Relations franco-africaines

Le discours de La Baule 20 juin 1990 (1) : Bientôt 26 ans

Il y a 26 ans, Mitterrand demandait aux Africains de s’ouvrir à la démocratie pluraliste, gage de développement. Le continent, contrairement aux espoirs attendus par les peuples, a du mal à accepter la démocratie pluraliste. Le discours de La Baule 20 juin publié en 2015 chez L’Harmattan par l’universitaire Issoufou Konaté se fonde grosso modo sur trois principaux argumentaires : la signification du discours de La Baule, les tenants et les aboutissants de la situation chaotique du continent et quelques esquisses de solutions proposées par l’auteur pour le sauver de la dérive.

Le discours de La Baule

L’instauration de la démocratie comme système de gouvernance est exigée par Mitterrand pendant le 16è sommet des chefs d’Etat de la France et de l’Afrique le 20 juin 1990.  Elle s’annonce comme condition sine qua none pour continuer à bénéficier l’aide de la France. Mitterrand exige le multipartisme basé sur des élections libres et transparentes. Mais Konaté qui connait bien les réalités sociopolitiques du continent se demande si « l’organisation d’élections [libres et transparentes] suffit-elle à faire la démocratie et le bonheur des peuples ? » L’auteur précise que cette exigence de Mitterrand provoque les conférences nationales dans moult pays africains déjà fragilisés par les programmes d’ajustement structurel imposés par le FMI et la dévaluation du franc CFA pour les ex-colonies françaises.

L’Afrique, malade de son destin

Konaté constate que, face aux institutions internationales et régionales, le multipartisme exigé par Mitterrand devient factice.
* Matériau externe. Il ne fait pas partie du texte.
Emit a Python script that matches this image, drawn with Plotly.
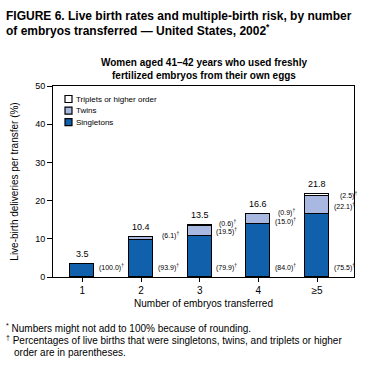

Les élections que voudraient les nouvelles constitutions vont-elles favoriser réellement une démocratie de développement et d’émancipation dans une Afrique marquée encore par une grande pauvreté et des traditions ethniques ? Car généralement en Afrique, les partis politiques sont les « propriétaires » de leur leader et qui se fondent en général sur l’ethnie. Confrontés au diktat des institutions internationales, les pays africains se voient imposés des approches économiques qui ruinent les espoirs des jeunes avec les contraintes de certains organismes comme la Banque mondiale et le FMI.

Des privations imposées par les institutions de Brettonwood pour redresser les économies africaines, ont contribué paradoxalement à leur décadence. Les pays africains ont été obligés de licencier, provoquant un chômage massif, surtout chez les jeunes qui ne sont plus recrutés dans la Fonction publique. Konaté révèle, qu’au niveau du commerce international avec l’Organisation mondiale du commerce, on valorise les produits agricoles de l’Occident sans penser à la production africaine. Des subventions sont accordées aux agriculteurs du Nord. Conséquence : une faible présence des produits africains sur le marché international.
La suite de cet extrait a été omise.